Now we have an array, it should be dead simple to add the additional column. Here's what we know:
  1. The first row contains the headers, so we'll need to add an additional element to the header array.
  2. Each subsequent row in the array contains data, and those values will be in the row's second and third elements (indexes 1 and 2.)
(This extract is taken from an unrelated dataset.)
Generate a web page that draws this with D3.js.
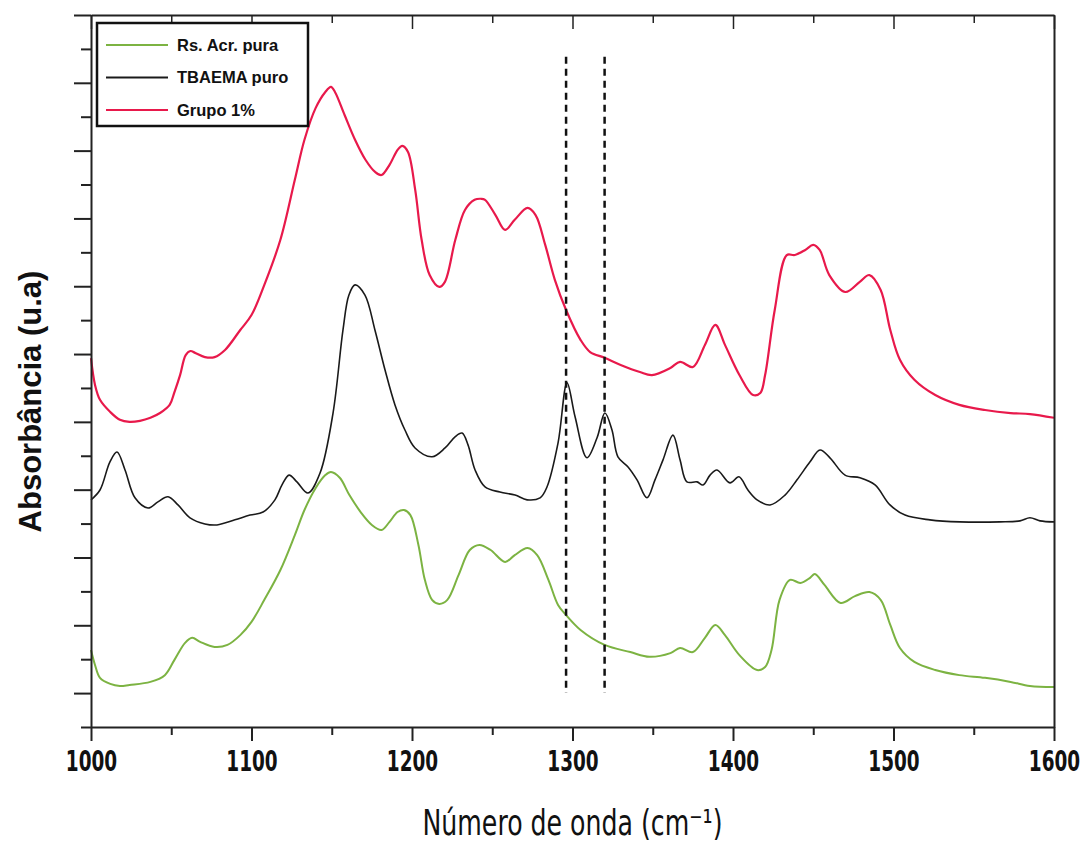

And here it is. Pretty straightforward:
var drawGraph = function(data) {
  var arry = toArray(data);
  var firstRow = arry[0];
  var data = arry.slice(1);
  firstRow.push("sum");
  for (var idx = 0; idx < data.length; idx++) {
    var row = data[idx];
    var sum = row[1] + row[2];
    row.push(sum);
  }
  new Dygraph(div,data, { labels: firstRow });
}

Addenda

  • Oftentimes, people ask about the ability bypass the browser cache when fetching data to ensure the graph is always up to date. Since it's of related interested, I've included a reference to bypassing the cache here.
  • Javascript libraries simplify the work around XMLHttp, so instead of having to write all the code above, you might want to invest some time in using jQuery (with its ajax function) or the Closure library.
  • Don't forget that the URL you request for data needs to be on the same domain as the page requesting it, otherwise your XHR will be rejected.
  • Javscript's parseFloat is not precisely the same as Dygraphs' own parseFloat_ method. Read the code for details.